I don't know if it is useful, but $$\int_{-1}^{1}\frac{1}{1-2tx+x^2}dt=\frac{1}{x}\ln \Big(\frac{x+1}{1-x}\Big)$$
 A: The Generating function for Legendre polynomials is defined as
$$G(x,t):=\sum_{n=0}^\infty t^n P_n(x) $$
Using harmonic functions, we can easily derive:
$$G(x,t)=\frac{1}{\sqrt{1-2tx+t^2}} \quad \quad (1)$$
( See More Here: http://www.ucl.ac.uk/~ucahdrb/MATHM242/OutlineCD2.pdf )

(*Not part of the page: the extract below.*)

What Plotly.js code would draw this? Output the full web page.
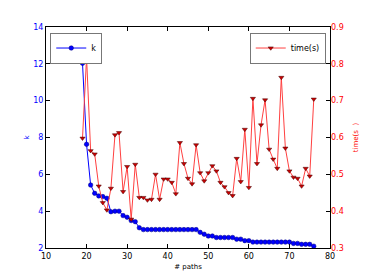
<!DOCTYPE html>
<html>
<head>
<meta charset="utf-8">
<script src="https://cdn.plot.ly/plotly-3.0.1.min.js"></script>
<style>html,body{margin:0;padding:0;background:#fff}#chart{width:367px;height:277px}</style>
</head>
<body>
<div id="chart"></div>
<script>
const paths = [19,20,21,22,23,24,25,26,27,28,29,30,31,32,33,34,35,36,37,38,39,40,41,42,43,44,45,46,47,48,49,50,51,52,53,54,55,56,57,58,59,60,61,62,63,64,65,66,67,68,69,70,71,72,73,74,75,76];
const kValues = [12.03,7.63,5.42,4.97,4.83,4.79,4.70,3.97,4.0,4.0,3.76,3.67,3.49,3.43,3.1,3.0,3.0,3.0,3.0,3.0,3.0,3.0,3.0,3.0,3.0,3.0,3.0,3.0,3.0,2.85,2.75,2.65,2.65,2.57,2.57,2.57,2.57,2.57,2.48,2.48,2.4,2.4,2.32,2.32,2.32,2.32,2.32,2.32,2.32,2.32,2.32,2.32,2.25,2.25,2.2,2.2,2.2,2.1];
const timeValues = [0.598,0.817,0.564,0.555,0.468,0.423,0.403,0.462,0.607,0.613,0.453,0.521,0.378,0.527,0.437,0.437,0.430,0.432,0.500,0.432,0.487,0.487,0.478,0.447,0.586,0.529,0.489,0.474,0.580,0.504,0.482,0.504,0.523,0.509,0.478,0.466,0.450,0.442,0.543,0.480,0.622,0.464,0.706,0.529,0.634,0.702,0.568,0.541,0.516,0.763,0.571,0.509,0.492,0.489,0.468,0.516,0.495,0.704];
const xTicks = [10,20,30,40,50,60,70,80];
const kTicks = [2,4,6,8,10,12,14];
const timeTicks = [0.3,0.4,0.5,0.6,0.7,0.8,0.9];

const font = "DejaVu Sans, sans-serif";
const traces = [
  {x: paths, y: kValues, name: 'k', type: 'scatter', mode: 'lines+markers',
   line: {color: 'blue', width: 1},
   marker: {symbol: 'circle', size: 4.5, color: 'blue', line: {color: '#000080', width: 0.5}},
   legend: 'legend', yaxis: 'y'},
  {x: paths, y: timeValues, name: 'time(s)', type: 'scatter', mode: 'lines+markers',
   line: {color: '#ff4040', width: 1},
   marker: {symbol: 'triangle-down', size: 4.5, color: '#cc0000', line: {color: '#400000', width: 0.5}},
   legend: 'legend2', yaxis: 'y2'}
];
const layout = {
  width: 367, height: 277,
  margin: {l: 46, r: 37, t: 27, b: 29},
  paper_bgcolor: '#fff', plot_bgcolor: '#fff',
  font: {family: font, size: 8, color: 'black'},
  showlegend: true,
  xaxis: {range: [10, 80], tickvals: xTicks, ticktext: xTicks.map(String),
          showgrid: false, zeroline: false, showline: true, linecolor: 'black', linewidth: 1,
          mirror: 'ticks', ticks: 'inside', ticklen: 4, tickcolor: 'black',
          tickfont: {family: font, size: 8, color: 'black'},
          title: {text: '# paths', font: {family: font, size: 7, color: 'black'}, standoff: 4}},
  yaxis: {range: [2, 14], tickvals: kTicks, ticktext: kTicks.map(String),
          showgrid: false, zeroline: false, showline: true, linecolor: 'black', linewidth: 1,
          mirror: true, ticks: 'inside', ticklen: 4, tickcolor: 'black',
          tickfont: {family: font, size: 8, color: 'blue'},
          title: {text: 'k', font: {family: font, size: 7, color: 'blue'}, standoff: 2}},
  yaxis2: {range: [0.3, 0.9], tickvals: timeTicks, ticktext: timeTicks.map(v => v.toFixed(1)),
          overlaying: 'y', side: 'right',
          showgrid: false, zeroline: false, showline: false,
          ticks: 'inside', ticklen: 4, tickcolor: 'black',
          tickfont: {family: font, size: 8, color: 'red'},
          title: {text: 'time(s  )', font: {family: font, size: 7, color: 'red'}, standoff: 10}},
  legend: {x: 0.015, y: 0.975, xanchor: 'left', yanchor: 'top',
           bgcolor: '#fff', bordercolor: '#777', borderwidth: 1,
           font: {family: font, size: 8, color: 'black'}, itemwidth: 30, tracegroupgap: 0},
  legend2: {x: 0.985, y: 0.975, xanchor: 'right', yanchor: 'top',
           bgcolor: '#fff', bordercolor: '#777', borderwidth: 1,
           font: {family: font, size: 8, color: 'black'}, itemwidth: 30, tracegroupgap: 0}
};
Plotly.newPlot('chart', traces, layout, {displayModeBar: false, staticPlot: true});
</script>
</body>
</html>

Taking into account $G$'s definition, one should observe that:
$$ \int_0^x G(x,t) dt = \sum_{n=0}^\infty \frac{x^{n+1}}{n+1}P_n(x) \quad \quad (2)$$
Also, from equation $(1)$:
$$\int_0^x G(x,t)dt=\int_0^x \frac{1}{\sqrt{1-2tx+t^2}} dt =\ln\left(\left|\sqrt{t^2-2xt+1}+t-x\right|\right)\Bigg|_0^x=$$
$$\ln\left(\left|\sqrt{1-x^2}\right|\right)-\ln\left(\left|1-x\right|\right)=\ln\left(\left|\sqrt{1+x}\sqrt{1-x}\right|\right)-\ln\left(\left|1-x\right|\right)=\ln\left(\left|\frac{\sqrt{1+x}\sqrt{1-x}}{1-x}\right|\right)$$
$$=\ln\left(\left|\frac{\sqrt{1+x}}{\sqrt{1-x}}\right|\right)=\frac12 \ln \left(\left|\frac{1+x}{1-x}\right|\right) \quad \quad (3)$$
Now, from equations $(2),(3)$:
$$\sum_{n=0}^\infty \frac{x^{n+1}}{n+1}P_n(x)=\frac12 \ln \left(\frac{1+x}{1-x}\right)$$
assuming $(1+x)(1-x)>0$.